Namun selama menjalani kehidupan kelamnya di Jakarta, Odi mulai berpikir dan rindu akan kedua orangtuanya.

"Ketika saya sendirian, saya jadi rindu orang tua, rindu kampung. Kenikmataan sesaat itu tidak bisa memuaskan saya. Pada waktu saya diam, di situ ada bisikan-bisikan di hati. Saya berusaha mengabaikannya, tapi akhirnya saya putuskan untuk pulang saja."

Odi pun kembali ke kampung halamannya, dan kembali bergaul dengan teman-temannya sesama preman. Hingga suatu malam, suatu peristiwa terjadi.
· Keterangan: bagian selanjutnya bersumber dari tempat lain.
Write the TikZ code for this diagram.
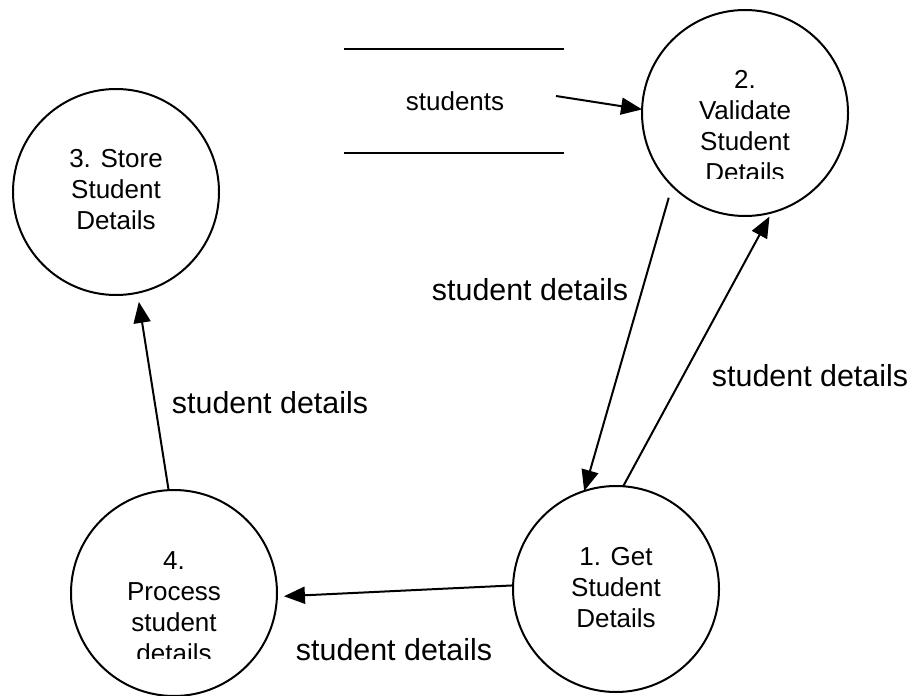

"Saya dengan teman-teman sedang di kedai minum, kami minum di sebuah meja, dan ada kelompok lain yang sedang minum juga di meja yang lain. Mereka termasuk preman-preman yang di segani di kampung. Karena kami tidak bergabung dengan mereka, kami di bilang sombong. Saya sangat tidak suka mendengar hal tersebut."

Sewaktu Odi keluar dari kedai untuk buang air kecil, salah seorang dari kelompok tersebut mengikutinya keluar. Setelah adu mulut sebentar, mereka akhirnya berduel. Pria itu membawa sebuah pisau, sedangkan Odi hanya membawa botol yang telah dipecahkan.

"Dia mau menusuk saya dengan pisau, saya menghindar. Dalam perkelahian tersebut hanya tangan saya saja yang terluka, sedang pisau orang itu terlepas. Saya duduki perut dia, dan hanya melukai orang tersebut."

Namun perkelahian Tersebut tidak berakhir disitu saja. Ternyata orang yang dilukai oleh Odi menyimpan dendam kesumat kepadanya. Tak pernah disangka oleh Odi, preman tersebut melakukan pembalasan dengan membunuh kakaknya, yang juga seorang preman juga.

"Saya pikir cuma tertusuk pisau saja, hal itu sudah biasa. Namun saya mendapat berita bahwa dia sudah mati. Saya stres sekali. Saya merasa, teman saja kalau di pukul orang saya bela mati-matian, tapi kakak saya sendiri saya tak bisa lakukan apapun."

Hal ini membuat Odi sangat terluka, dia merasa sangat sakit hati terhadap orang tersebut sehingga membuatnya merencanakan sesuatu yang sangat jahat terhadap orang tersebut.

"Saya rasa kebencian, akar pahit dan sangat ingin balas dendam. Kalau saya bertemu dengan orang tersebut, saya tidak akan membunuhnya, saya akan membuat orang itu cacat seumur hidup. Saya membuat janji tersebut di depan kuburan kakak saya."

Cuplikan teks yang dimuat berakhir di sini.